A permanent reduction of the required voltage pulses for the un-impeded discharge can be reached in that the voltage pulses applied to the dielectric electrodes in each case are temporally in advance of the voltage pulses applied to the galvanic electrodes. However, this requires either two sychronizable supply devices or a precise measure in order to temporally shift the two pulse sequences against one other in the desired fashion.

This drawback is avoided in a preferred variant of the method in that firstly, the same sequence of voltage pulses is used both for the generation of the dielectrically impeded as well as the un-impeded discharges. Secondly, the electrode configurations are specifically chosen so that the ignition voltage of the dielectrically impeded discharge is smaller than that of the un-impeded discharge. To fulfill the first condition, the respective current leads of a galvanic and a dielectric electrode are electrically connected to one another. The second requirement is a sufficiently short distance between the dielectrically impeded electrodes in comparison to the un-impeded electrodes. In tube-like discharge chambers with longitudinally arranged galvanic electrodes this is easily accomplished in that, for example, two electrodes are transversely arranged on the exterior wall of the chamber.

As a result of these measures, first a dielectrically impeded discharge sets in, which on the one hand generates UV and VUV radiation which efficiently excites phosphors, and on the other hand reduces the operating voltage of the un-impeded discharge.

The discharge lamp according to the invention, suitable for the operation under the aforementioned method according to the invention, in its simplest application, exhibits only a single additional third electrode other than the two existing galvanic electrodes. A first one of the two galvanic electrodes in this case assumes two functions. On the one hand it serves, as customary, together with the second galvanic electrode, to generate the conventional un-impeded discharge. Secondly, it serves, together with the additional third electrode, to generate a single-sided dielectrically impeded discharge. For this purpose, the third electrode must necessarily be a dielectrically electrode. Additionally, and according to the teachings in WO 94/23442, it is advantageously connected with anode potential in respect to the corresponding un-impeded counterelectrode.
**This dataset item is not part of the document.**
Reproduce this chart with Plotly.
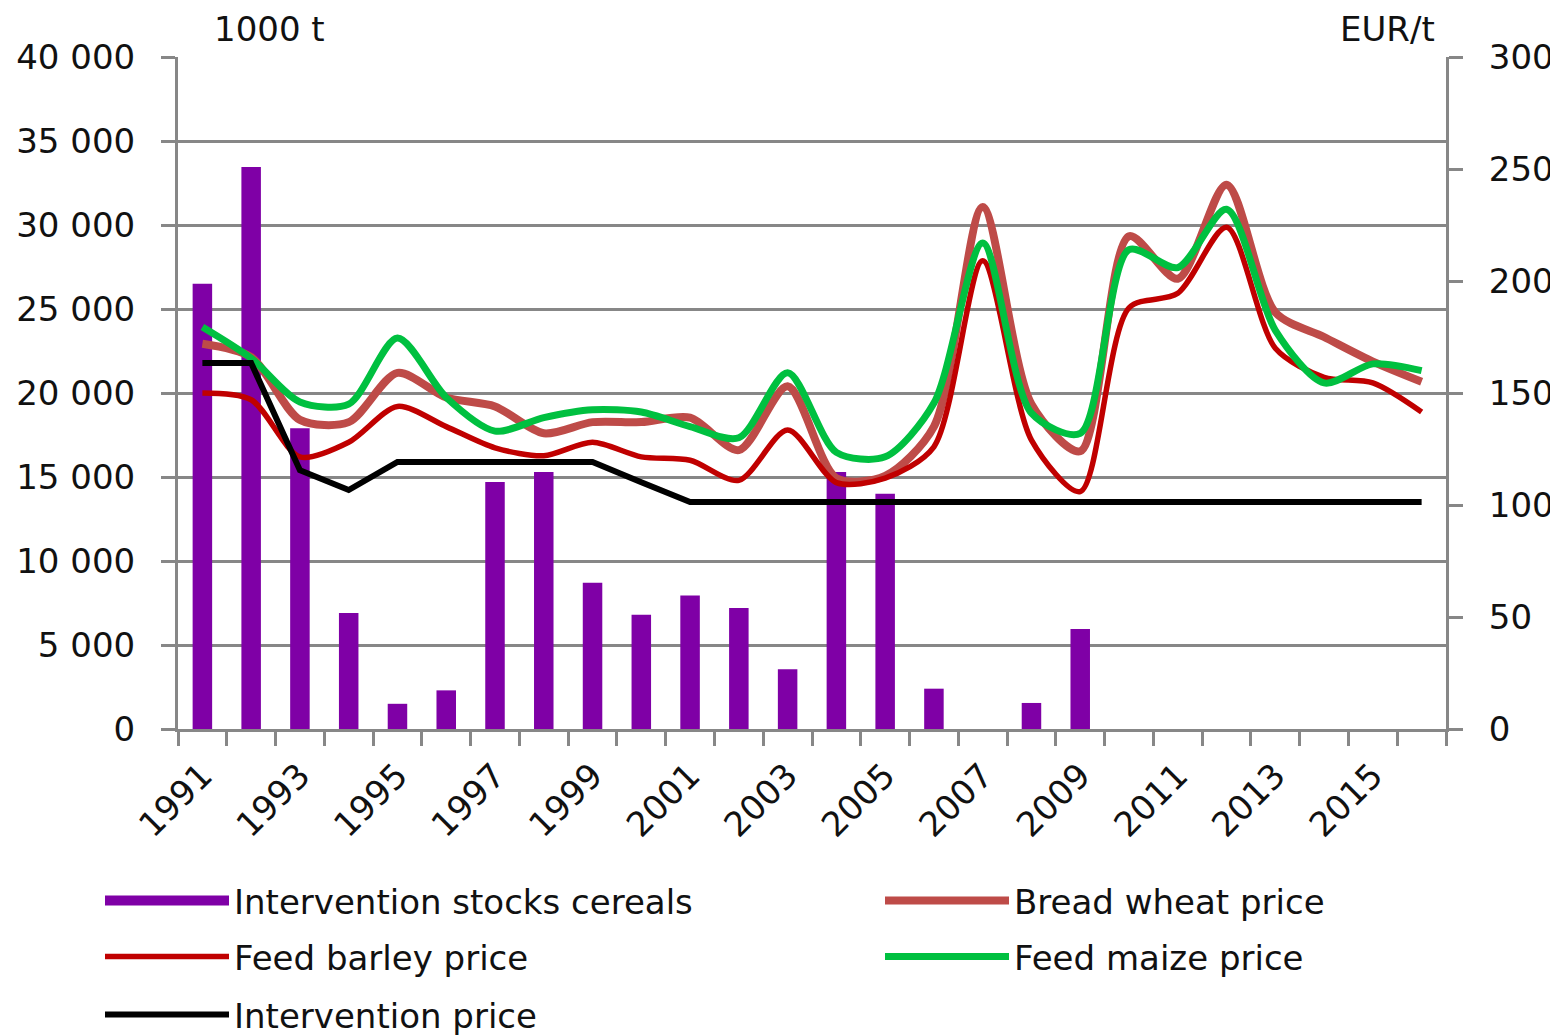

If a most symmetrical brightness distribution from the lamp and, therefore, also symmetrical discharge conditions inside the discharge chamber are desired, an additional fourth electrode is advantageous. The fourth, dielectric electrode then serves together with the third, also dielectric, electrode to generate a dual-sided dielectrically impeded discharge. A further advantage of the arrangement with two dielectric and two galvanic electrodes exists in the capability that the average powers coupled in for both discharges can be chosen independently of each other. From this results an even greater freedom in adjusting the spectral distribution and/or the color locus.

The shape of the dielectric electrodes is advantageously suited to the shape of the discharge chamber. Strip-like metal electrodes arranged along the longitudinal lamp axis are particularly suited with tube-like discharge chambers.

In a cost-effective application the dielectric electrode(s) is/are positioned on the exterior wall of the discharge chamber, for example, as applied metal strip(s) or as thin sprayed on, strip-type metallic coating(s). The advantage of this solution is that additional gas-tight lead-in wires as well as dielectric layers can be omitted. As a starting point, a conventional lamp can serve. In a more complex variant the metal strip(s) protrude(s) into the exterior wall of the discharge chamber and is/are imbedded or entirely encased in the wall of the discharge chamber. By these measures the metal strips are affixed to the discharge lamp. The drawback is an increased complexity in the manufacture and, therefore, higher costs.

In a variant of this application the dielectric electrodes are connected to one each of the leads of the galvanic electrodes. The advantage over separate electrode leads is that only one supply device is required for both discharges. On the other hand, a separate supply for the galvanic and the dielectric electrodes offers the capability to optimize the corresponding supply device to the specific requirements of the respective discharge types.

A metal strip tapering at one end is best suited in the case of a single dielectric electrode. The metal strip is advantageously connected to that galvanic electrode from which the tapering end points away. By this measure a nearly uniform, single-sided, dielectrically impeded discharge is guaranteed along the entire strip and in the direction of the corresponding galvanic counterelectrode.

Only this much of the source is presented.